A bipartisan "grand bargain" isn't the only way to reduce the nation's long-term deficit: Going off the fiscal cliff would also do the job. But the deficit hawks pushing for a big, bipartisan compromise argue that their preferred solution is better precisely because it would phase in deficit cuts later—and they say they'd consider stimulus like a payroll tax holiday to help the economy in the short term.

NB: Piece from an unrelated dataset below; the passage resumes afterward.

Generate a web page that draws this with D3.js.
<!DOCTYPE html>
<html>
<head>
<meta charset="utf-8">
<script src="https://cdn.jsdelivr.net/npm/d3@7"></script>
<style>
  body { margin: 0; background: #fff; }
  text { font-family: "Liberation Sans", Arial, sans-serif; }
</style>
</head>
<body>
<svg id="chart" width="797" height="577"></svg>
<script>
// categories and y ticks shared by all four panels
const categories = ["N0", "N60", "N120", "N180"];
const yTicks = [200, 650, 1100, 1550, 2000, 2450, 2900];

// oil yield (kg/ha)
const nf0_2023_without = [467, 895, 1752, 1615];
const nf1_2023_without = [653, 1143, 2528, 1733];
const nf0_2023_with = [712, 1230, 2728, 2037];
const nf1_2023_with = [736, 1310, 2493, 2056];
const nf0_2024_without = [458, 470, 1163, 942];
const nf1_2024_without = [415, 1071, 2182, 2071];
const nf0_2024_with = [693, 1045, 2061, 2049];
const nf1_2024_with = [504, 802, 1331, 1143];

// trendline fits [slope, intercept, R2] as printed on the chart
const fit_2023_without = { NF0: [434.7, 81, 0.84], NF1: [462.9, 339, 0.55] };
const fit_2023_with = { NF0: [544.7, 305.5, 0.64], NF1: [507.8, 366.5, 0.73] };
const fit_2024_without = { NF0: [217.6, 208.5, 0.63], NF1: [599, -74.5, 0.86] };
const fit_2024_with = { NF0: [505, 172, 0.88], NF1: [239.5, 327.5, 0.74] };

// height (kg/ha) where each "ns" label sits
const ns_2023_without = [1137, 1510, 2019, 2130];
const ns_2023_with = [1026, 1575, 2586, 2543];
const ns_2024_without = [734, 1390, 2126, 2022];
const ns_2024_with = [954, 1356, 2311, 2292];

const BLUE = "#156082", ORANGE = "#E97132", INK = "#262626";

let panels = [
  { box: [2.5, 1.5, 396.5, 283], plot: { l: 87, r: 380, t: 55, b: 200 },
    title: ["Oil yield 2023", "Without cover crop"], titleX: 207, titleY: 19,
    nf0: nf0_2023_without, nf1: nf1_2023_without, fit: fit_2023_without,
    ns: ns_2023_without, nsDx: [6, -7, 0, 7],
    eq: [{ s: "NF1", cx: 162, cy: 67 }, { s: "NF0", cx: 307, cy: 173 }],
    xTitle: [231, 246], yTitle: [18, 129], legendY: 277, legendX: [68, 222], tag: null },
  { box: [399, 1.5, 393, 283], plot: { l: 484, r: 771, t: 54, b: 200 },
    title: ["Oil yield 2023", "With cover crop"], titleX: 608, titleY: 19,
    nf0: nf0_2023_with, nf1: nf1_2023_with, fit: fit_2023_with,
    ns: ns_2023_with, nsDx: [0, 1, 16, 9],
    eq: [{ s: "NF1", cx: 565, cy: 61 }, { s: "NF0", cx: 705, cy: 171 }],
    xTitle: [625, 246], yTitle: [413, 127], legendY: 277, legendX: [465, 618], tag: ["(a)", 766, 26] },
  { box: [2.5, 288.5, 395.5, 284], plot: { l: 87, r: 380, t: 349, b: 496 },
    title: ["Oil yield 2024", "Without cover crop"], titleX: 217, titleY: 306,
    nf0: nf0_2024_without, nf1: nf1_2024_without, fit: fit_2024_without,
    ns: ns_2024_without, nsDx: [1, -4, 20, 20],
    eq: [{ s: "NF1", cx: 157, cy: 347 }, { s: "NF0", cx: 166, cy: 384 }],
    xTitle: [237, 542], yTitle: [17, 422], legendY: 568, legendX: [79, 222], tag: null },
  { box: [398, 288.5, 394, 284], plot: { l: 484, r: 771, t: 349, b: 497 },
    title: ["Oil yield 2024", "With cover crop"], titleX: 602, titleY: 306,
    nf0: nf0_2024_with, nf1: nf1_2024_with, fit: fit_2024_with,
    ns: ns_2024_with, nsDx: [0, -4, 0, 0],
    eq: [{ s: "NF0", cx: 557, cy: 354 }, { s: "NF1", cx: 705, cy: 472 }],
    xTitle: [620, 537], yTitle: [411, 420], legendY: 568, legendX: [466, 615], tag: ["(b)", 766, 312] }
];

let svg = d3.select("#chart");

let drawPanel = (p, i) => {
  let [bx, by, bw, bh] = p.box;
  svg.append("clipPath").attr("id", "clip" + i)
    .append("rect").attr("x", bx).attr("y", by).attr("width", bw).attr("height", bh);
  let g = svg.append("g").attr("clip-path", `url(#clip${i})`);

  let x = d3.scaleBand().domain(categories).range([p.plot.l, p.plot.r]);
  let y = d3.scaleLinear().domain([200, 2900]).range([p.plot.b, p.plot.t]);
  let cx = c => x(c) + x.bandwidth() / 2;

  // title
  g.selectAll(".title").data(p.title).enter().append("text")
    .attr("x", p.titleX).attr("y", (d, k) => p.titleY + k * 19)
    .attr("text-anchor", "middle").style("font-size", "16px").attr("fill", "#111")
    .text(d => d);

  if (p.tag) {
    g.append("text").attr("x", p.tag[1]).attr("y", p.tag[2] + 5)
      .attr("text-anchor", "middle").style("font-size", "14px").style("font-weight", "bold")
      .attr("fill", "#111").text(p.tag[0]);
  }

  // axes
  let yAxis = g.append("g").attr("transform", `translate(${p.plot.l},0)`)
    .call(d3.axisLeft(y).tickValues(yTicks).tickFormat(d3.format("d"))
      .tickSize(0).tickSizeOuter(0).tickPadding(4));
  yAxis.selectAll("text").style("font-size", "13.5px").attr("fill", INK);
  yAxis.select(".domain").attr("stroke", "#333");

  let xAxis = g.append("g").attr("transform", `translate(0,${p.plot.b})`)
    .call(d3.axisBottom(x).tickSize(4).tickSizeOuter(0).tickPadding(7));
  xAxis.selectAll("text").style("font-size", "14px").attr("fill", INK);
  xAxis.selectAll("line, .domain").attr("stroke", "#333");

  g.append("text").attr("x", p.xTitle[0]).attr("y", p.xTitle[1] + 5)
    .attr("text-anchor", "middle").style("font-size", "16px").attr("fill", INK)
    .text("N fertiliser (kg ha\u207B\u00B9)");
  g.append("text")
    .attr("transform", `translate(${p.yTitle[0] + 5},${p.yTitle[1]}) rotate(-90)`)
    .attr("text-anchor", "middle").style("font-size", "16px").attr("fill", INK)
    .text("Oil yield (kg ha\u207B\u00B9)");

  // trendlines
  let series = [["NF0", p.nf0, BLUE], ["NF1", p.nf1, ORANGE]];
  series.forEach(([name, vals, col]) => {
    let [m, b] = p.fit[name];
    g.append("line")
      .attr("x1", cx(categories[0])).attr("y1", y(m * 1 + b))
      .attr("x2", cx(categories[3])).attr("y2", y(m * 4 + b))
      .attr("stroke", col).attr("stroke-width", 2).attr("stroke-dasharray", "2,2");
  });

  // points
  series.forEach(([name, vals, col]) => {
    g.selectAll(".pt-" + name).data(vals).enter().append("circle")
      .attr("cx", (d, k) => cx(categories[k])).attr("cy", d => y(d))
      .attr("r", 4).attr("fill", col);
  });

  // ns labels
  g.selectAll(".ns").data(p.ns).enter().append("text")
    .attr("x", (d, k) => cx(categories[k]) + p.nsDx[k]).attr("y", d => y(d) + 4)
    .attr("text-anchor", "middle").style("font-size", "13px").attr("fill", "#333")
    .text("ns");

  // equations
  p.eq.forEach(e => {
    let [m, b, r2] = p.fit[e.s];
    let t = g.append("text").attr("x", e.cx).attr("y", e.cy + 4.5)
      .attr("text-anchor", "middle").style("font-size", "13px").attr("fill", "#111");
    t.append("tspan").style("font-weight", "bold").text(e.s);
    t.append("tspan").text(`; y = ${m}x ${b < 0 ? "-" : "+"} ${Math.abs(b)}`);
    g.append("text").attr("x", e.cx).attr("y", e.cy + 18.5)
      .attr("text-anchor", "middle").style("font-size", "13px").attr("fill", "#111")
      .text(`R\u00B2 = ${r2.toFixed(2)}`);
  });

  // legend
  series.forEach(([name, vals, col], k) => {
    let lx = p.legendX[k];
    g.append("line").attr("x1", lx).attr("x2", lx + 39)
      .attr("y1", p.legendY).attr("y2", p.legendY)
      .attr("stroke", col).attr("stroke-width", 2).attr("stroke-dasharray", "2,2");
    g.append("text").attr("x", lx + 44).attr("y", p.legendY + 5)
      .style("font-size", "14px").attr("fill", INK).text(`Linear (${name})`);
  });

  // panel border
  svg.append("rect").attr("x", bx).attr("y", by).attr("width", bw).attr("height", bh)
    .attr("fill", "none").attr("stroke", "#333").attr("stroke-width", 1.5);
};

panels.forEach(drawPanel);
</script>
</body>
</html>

(Source: Mark Lennihan / AP)

The Committee for a Responsible Federal Budget, which has spearheaded the CEO-supported "Fix the Debt" campaign, lays out the case. "Just because the cliff would reduce the deficit does not mean that it is good fiscal policy," the group writes, replacing its usual catchphrase to "go big" on deficit reduction with an exhortation for lawmakers to "go smart":

This is why comprehensive plans like Simpson-Bowles and Domenici-Rivlin gradually phased in cuts, delaying much of the deficit reduction until when the economy has had more time to recover. Simpson-Bowles specifically put off cuts for a year and phased them in very gradually beyond that--and even then, most of the cuts that took place upfront were discretionary spending cuts which have already taken place.

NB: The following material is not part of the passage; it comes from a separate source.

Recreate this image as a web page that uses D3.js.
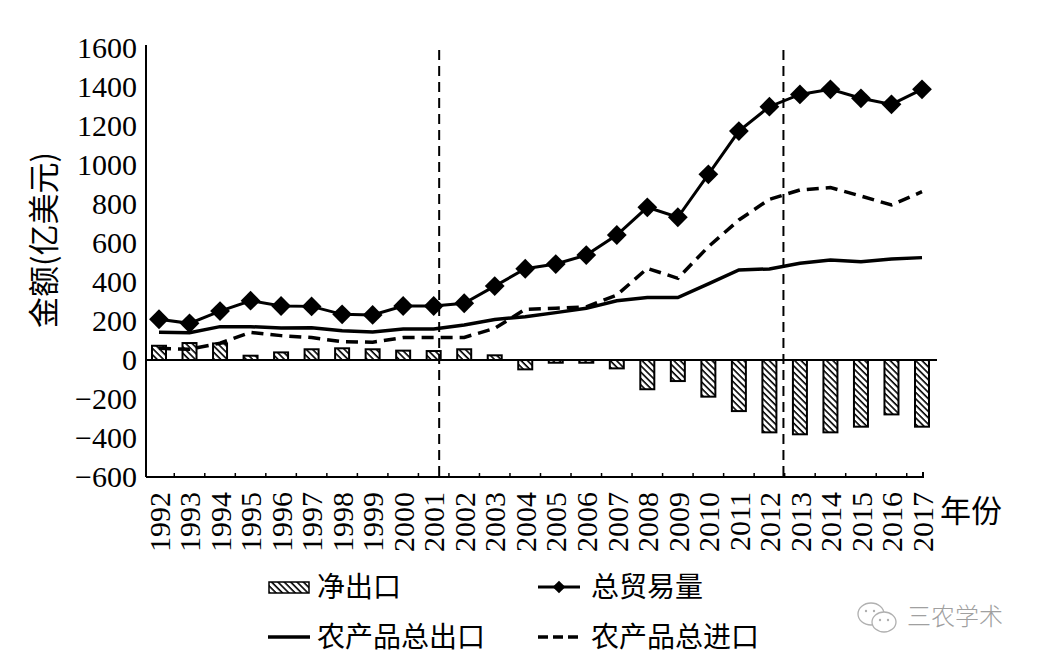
<!DOCTYPE html>
<html>
<head>
<meta charset="utf-8">
<script src="https://cdn.jsdelivr.net/npm/d3@7"></script>
<style>
  html, body { margin: 0; padding: 0; background: #fff; }
  svg { display: block; }
  .serif { font-family: "Liberation Serif", "Times New Roman", "DejaVu Serif", serif; }
</style>
</head>
<body>
<svg id="chart" width="1038" height="663"></svg>
<script>
// ---------- data ----------
const years = [1992,1993,1994,1995,1996,1997,1998,1999,2000,2001,2002,2003,2004,
               2005,2006,2007,2008,2009,2010,2011,2012,2013,2014,2015,2016,2017];
const totalTrade = [209,188,251,304,277,275,234,231,277,277,291,379,468,
                    492,538,641,783,732,952,1174,1299,1362,1388,1342,1311,1388];
const agriExport = [142,140,171,171,164,165,150,144,159,159,180,208,222,
                    243,265,304,320,320,390,462,467,496,513,504,518,525];
const agriImport = [60,55,86,142,125,115,94,91,115,116,116,162,260,
                    265,273,333,470,419,581,718,824,872,884,841,795,863];
const netExport = [73,87,85,22,39,55,60,55,48,46,55,24,-48,
                   -14,-14,-43,-150,-108,-188,-262,-371,-381,-371,-342,-279,-342];
const yTicks = [-600,-400,-200,0,200,400,600,800,1000,1200,1400,1600];
const dividers = [2001.18, 2012.46];
const yTitle = "金额(亿美元)";
const xTitle = "年份";
const legendLabels = ["净出口", "总贸易量", "农产品总出口", "农产品总进口"];
const watermark = "三农学术";

// ---------- setup ----------
const svg = d3.select("#chart");
const cjk = "'Noto Sans CJK SC', 'Noto Sans', sans-serif";

const y = d3.scaleLinear().domain([-600, 1600]).range([477, 48]);
const x = d3.scalePoint().domain(years).range([159, 922]);
const xl = d3.scaleLinear().domain([1992, 2017]).range([159, 922]);
const axisLeftX = 146;

// hatch pattern
const defs = svg.append("defs");
const pat = defs.append("pattern")
  .attr("id", "hatch").attr("patternUnits", "userSpaceOnUse")
  .attr("width", 4.5).attr("height", 4.5)
  .attr("patternTransform", "rotate(-45)");
pat.append("rect").attr("width", 4.5).attr("height", 4.5).attr("fill", "#fff");
pat.append("line").attr("x1", 1).attr("y1", 0).attr("x2", 1).attr("y2", 4.5)
  .attr("stroke", "#000").attr("stroke-width", 1.6);

// ---------- y axis ----------
const yAxis = svg.append("g")
  .attr("transform", `translate(${axisLeftX},0)`)
  .call(d3.axisLeft(y).tickValues(yTicks).tickSize(0).tickSizeOuter(0).tickPadding(9)
        .tickFormat(d => d < 0 ? "\u2212" + Math.abs(d) : String(d)));
yAxis.attr("font-family", null).attr("font-size", null);
yAxis.select(".domain").attr("stroke", "#000").attr("stroke-width", 2)
  .attr("d", `M0,${y(-600)}V${y(1600) - 3}`);
yAxis.selectAll("text").attr("class", "serif").style("font-size", "30px").attr("fill", "#000");

// ---------- zero line ----------
svg.append("line")
  .attr("x1", axisLeftX).attr("x2", 937)
  .attr("y1", y(0)).attr("y2", y(0))
  .attr("stroke", "#000").attr("stroke-width", 2);

// ---------- x axis ----------
const xAxis = svg.append("g")
  .attr("transform", `translate(0,${y(-600)})`)
  .call(d3.axisBottom(x).tickSize(0).tickSizeOuter(0));
xAxis.attr("font-family", null).attr("font-size", null);
xAxis.select(".domain").attr("stroke", "#000").attr("stroke-width", 2)
  .attr("d", `M${axisLeftX},0H${x(2017) + 1}V-5`);
xAxis.selectAll(".tick text")
  .attr("class", "serif").style("font-size", "30px").attr("fill", "#000")
  .attr("transform", "rotate(-90)")
  .attr("text-anchor", "end")
  .attr("x", -15).attr("y", 0).attr("dy", "0.34em");

// category boundary ticks (pointing up)
svg.append("g").selectAll("line")
  .data(years.slice(0, -1))
  .join("line")
  .attr("x1", d => xl(d + 0.5)).attr("x2", d => xl(d + 0.5))
  .attr("y1", y(-600)).attr("y2", y(-600) - 4)
  .attr("stroke", "#000").attr("stroke-width", 1.5);

// ---------- bars ----------
const barW = 14;
svg.append("g").selectAll("rect")
  .data(years.map((yr, i) => ({ yr, v: netExport[i] })))
  .join("rect")
  .attr("x", d => x(d.yr) - barW / 2)
  .attr("width", barW)
  .attr("y", d => Math.min(y(d.v), y(0)))
  .attr("height", d => Math.abs(y(d.v) - y(0)))
  .attr("fill", "url(#hatch)")
  .attr("stroke", "#000").attr("stroke-width", 2);

// ---------- lines ----------
const lineGen = d3.line().x((d, i) => x(years[i])).y(d => y(d));

svg.append("path").datum(agriImport)
  .attr("d", lineGen).attr("fill", "none")
  .attr("stroke", "#000").attr("stroke-width", 3.5)
  .attr("stroke-dasharray", "12,7");

svg.append("path").datum(agriExport)
  .attr("d", lineGen).attr("fill", "none")
  .attr("stroke", "#000").attr("stroke-width", 3.5);

svg.append("path").datum(totalTrade)
  .attr("d", lineGen).attr("fill", "none")
  .attr("stroke", "#000").attr("stroke-width", 3);

const diamond = d3.symbol().type(d3.symbolSquare).size(196);
svg.append("g").selectAll("path")
  .data(totalTrade)
  .join("path")
  .attr("d", diamond)
  .attr("transform", (d, i) => `translate(${x(years[i])},${y(d)}) rotate(45)`)
  .attr("fill", "#000");

// ---------- dividers ----------
svg.append("g").selectAll("line")
  .data(dividers)
  .join("line")
  .attr("x1", d => xl(d)).attr("x2", d => xl(d))
  .attr("y1", y(1590)).attr("y2", y(-600) + 2)
  .attr("stroke", "#000").attr("stroke-width", 2)
  .attr("stroke-dasharray", "10,6");

// ---------- titles ----------
svg.append("text")
  .attr("transform", `translate(55,240) rotate(-90)`)
  .attr("text-anchor", "middle")
  .attr("font-family", cjk).attr("font-size", 31).attr("fill", "#000")
  .text(yTitle);

svg.append("text")
  .attr("x", 940).attr("y", 522)
  .attr("font-family", cjk).attr("font-size", 31).attr("fill", "#000")
  .text(xTitle);

// ---------- legend ----------
const lg = svg.append("g");
const lfs = 28;
// net export
lg.append("rect").attr("x", 269).attr("y", 582).attr("width", 40).attr("height", 11)
  .attr("fill", "url(#hatch)").attr("stroke", "#000").attr("stroke-width", 1.5);
lg.append("text").attr("x", 317).attr("y", 597)
  .attr("font-family", cjk).attr("font-size", lfs).attr("fill", "#000").text(legendLabels[0]);
// total trade
lg.append("line").attr("x1", 538).attr("x2", 580).attr("y1", 587).attr("y2", 587)
  .attr("stroke", "#000").attr("stroke-width", 3);
lg.append("path").attr("d", d3.symbol().type(d3.symbolSquare).size(80)())
  .attr("transform", "translate(559,587) rotate(45)").attr("fill", "#000");
lg.append("text").attr("x", 591).attr("y", 597)
  .attr("font-family", cjk).attr("font-size", lfs).attr("fill", "#000").text(legendLabels[1]);
// export
lg.append("line").attr("x1", 268).attr("x2", 310).attr("y1", 637).attr("y2", 637)
  .attr("stroke", "#000").attr("stroke-width", 3.5);
lg.append("text").attr("x", 317).attr("y", 647)
  .attr("font-family", cjk).attr("font-size", lfs).attr("fill", "#000").text(legendLabels[2]);
// import
lg.append("line").attr("x1", 538).attr("x2", 580).attr("y1", 637).attr("y2", 637)
  .attr("stroke", "#000").attr("stroke-width", 3.5).attr("stroke-dasharray", "10,5");
lg.append("text").attr("x", 591).attr("y", 647)
  .attr("font-family", cjk).attr("font-size", lfs).attr("fill", "#000").text(legendLabels[3]);

// ---------- watermark ----------
const wm = svg.append("g").attr("stroke", "#b0b0b0").attr("fill", "none").attr("stroke-width", 1.3);
wm.append("ellipse").attr("cx", 871).attr("cy", 614).attr("rx", 13).attr("ry", 11);
wm.append("ellipse").attr("cx", 884).attr("cy", 622).attr("rx", 12).attr("ry", 10).attr("fill", "#fff");
[[866,611],[874,611],[880,620],[888,620]].forEach(([cx, cy]) =>
  wm.append("circle").attr("cx", cx).attr("cy", cy).attr("r", 1.2).attr("fill", "#b0b0b0").attr("stroke", "none"));
svg.append("text").attr("x", 907).attr("y", 625)
  .attr("font-family", cjk).attr("font-weight", 300).attr("font-size", 24).attr("fill", "#a0a0a0")
  .text(watermark);
</script>
</body>
</html>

Domenici-Rivlin even included some additional stimulus in the form of a full payroll tax holiday. We have pointed out before that going big on longer-term deficit reduction allows room for short-term stimulus measures or at least slowly phased-in cuts.

That said, you haven't heard much talk from other "grand bargain" advocates for a payroll tax holiday or other immediate stimulus measures. When I asked the "Fix the Debt" CEOs about that last week, they suggest that long-term deficit reduction, phased in later on, would create enough confidence to boost the economy in the short term.

But as we draw closer to the cliff, we may realize that what we fear most are immediate austerity measures and that we'd support Keynesian measures to counteract them. So, the "grand bargain" advocates may embrace short-term stimulus more enthusiastically to help convince lawmakers that big austerity now should be replaced by even bigger austerity later.